Kevin: The week after the presentation, we had a talk in class about the spotlight shining on all of us. One could easily view the increased attention as a burden and a stressor. Conversely, some view expectations through the lens of opportunity. The students started to see their work and ideas as something of interest to people beyond the walls of Haslett High School.

MFF: What's your favorite time of the school day?

Kevin: The time (or times) each day when an interesting question or comment pops up and changes the direction of the conversation or lesson. The innovative thinking of my students is inspiring and brings out the best in me as a teacher. I love the challenge of trying to navigate through a sudden change in course.
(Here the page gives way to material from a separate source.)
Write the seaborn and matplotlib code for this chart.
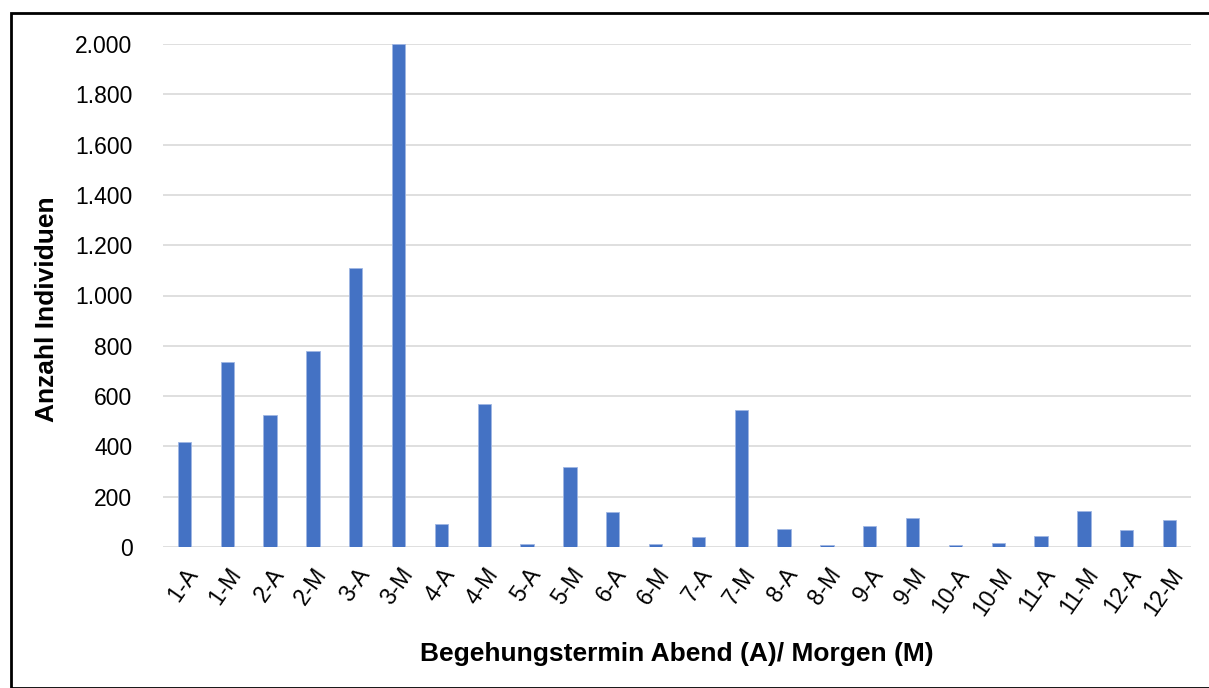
import matplotlib
matplotlib.use("Agg")
import matplotlib.pyplot as plt
import matplotlib.ticker as mticker
import pandas as pd
import seaborn as sns

# Begehungstermine (A = Abend, M = Morgen)
termine = ["1-A", "1-M", "2-A", "2-M", "3-A", "3-M", "4-A", "4-M",
           "5-A", "5-M", "6-A", "6-M", "7-A", "7-M", "8-A", "8-M",
           "9-A", "9-M", "10-A", "10-M", "11-A", "11-M", "12-A", "12-M"]
individuen = [417, 734, 526, 778, 1108, 2000, 93, 567,
              12, 318, 138, 12, 40, 543, 73, 8,
              83, 114, 8, 15, 42, 145, 66, 106]

BAR_COLOR  = "#4472C4"
GRID_COLOR = "#D9D9D9"

sns.set_theme(style="white")
plt.rcParams["font.family"] = ["Liberation Sans", "DejaVu Sans"]
plt.rcParams["text.color"] = "black"

df = pd.DataFrame({"termin": termine, "anzahl": individuen})

fig = plt.figure(figsize=(12.09, 6.88), dpi=100)
ax = fig.add_axes([163 / 1209, 1 - 547 / 688, 1028 / 1209, 503 / 688])

sns.barplot(data=df, x="termin", y="anzahl", color=BAR_COLOR,
            width=0.31, saturation=1, ax=ax, zorder=3,
            edgecolor="#9FB6E3", linewidth=0.6)

ax.set_ylim(0, 2000)
ax.set_yticks(range(0, 2001, 200))
ax.yaxis.set_major_formatter(
    mticker.FuncFormatter(lambda v, _: f"{int(v):,}".replace(",", ".")))
ax.set_xlim(-0.5, len(termine) - 0.5)
ax.grid(axis="y", color=GRID_COLOR, linewidth=1.2, zorder=0)
for s in ax.spines.values():
    s.set_visible(False)
ax.tick_params(axis="both", length=0, labelsize=16.5, labelcolor="black")
ax.tick_params(axis="y", pad=22)
ax.tick_params(axis="x", pad=12)
plt.setp(ax.get_xticklabels(), rotation=55, ha="right", rotation_mode="anchor")

ax.set_xlabel("Begehungstermin Abend (A)/ Morgen (M)", fontsize=19,
              fontweight="bold", labelpad=16, color="black")
ax.set_ylabel("Anzahl Individuen", fontsize=19, fontweight="bold",
              color="black")
ax.yaxis.set_label_coords(-0.101, 0.473)

# chart frame like the Excel chart area
fig.patches.append(plt.Rectangle((11 / 1209, 0), 1.2, 1 - 13 / 688,
                                 transform=fig.transFigure, fill=False,
                                 edgecolor="black", linewidth=2))

fig.savefig("out.png", dpi=100)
It is amazing to watch a student find their voice and realize the power of their words, their thoughts, and their ability to problem-solve.

MFF: If someone gave you a million dollars for your school, what would you do with it?

Kevin: First, and foremost, I would set up a scholarship fund. The prohibitive cost of college has limited opportunities for a large segment of our school population. It is maddening to listen to stories of highly talented and motivated students forced to make college decisions based solely on financials.

Also, I would look to improve the work environment of our building. Our classroom spaces could use a little bit of 21st-century upgrading via technology, student-centered furniture, and perhaps a geometry-themed maker space. Improvements could be made to foster student creativity and problem-solving capacity. Also, as a selfish track coach concerned about injuries, some of the money might have to go towards resurfacing our track!

MFF: When you retire, what do you want your former students and colleagues to say about you?

Kevin: I hope they say: "Mr. Tobe believed in me when I had a hard time believing in myself. He helped me find confidence in my abilities as a person, not just a math student. His bizarre fusion of math, stick-figure drawings, and pop culture sparked an interest and curiosity. It also made me question his sanity. To this day, I am not really sure if he listens to Kesha or if it was all a clever ruse. I know every time I stepped into his class, Mr. Tobe gave me his best effort, cared about my well-being, and wanted nothing more than to see me find my place in the world."

MFF: Finish this sentence: "I know I'm succeeding as an educator when..."

Kevin: When former students, some of whom never wanted to say a word in class, take the time to send along a heartfelt thank-you, an update on their lives (some good, some bad), or a memory to a person who possibly helped them more with making it through life than with trigonometry.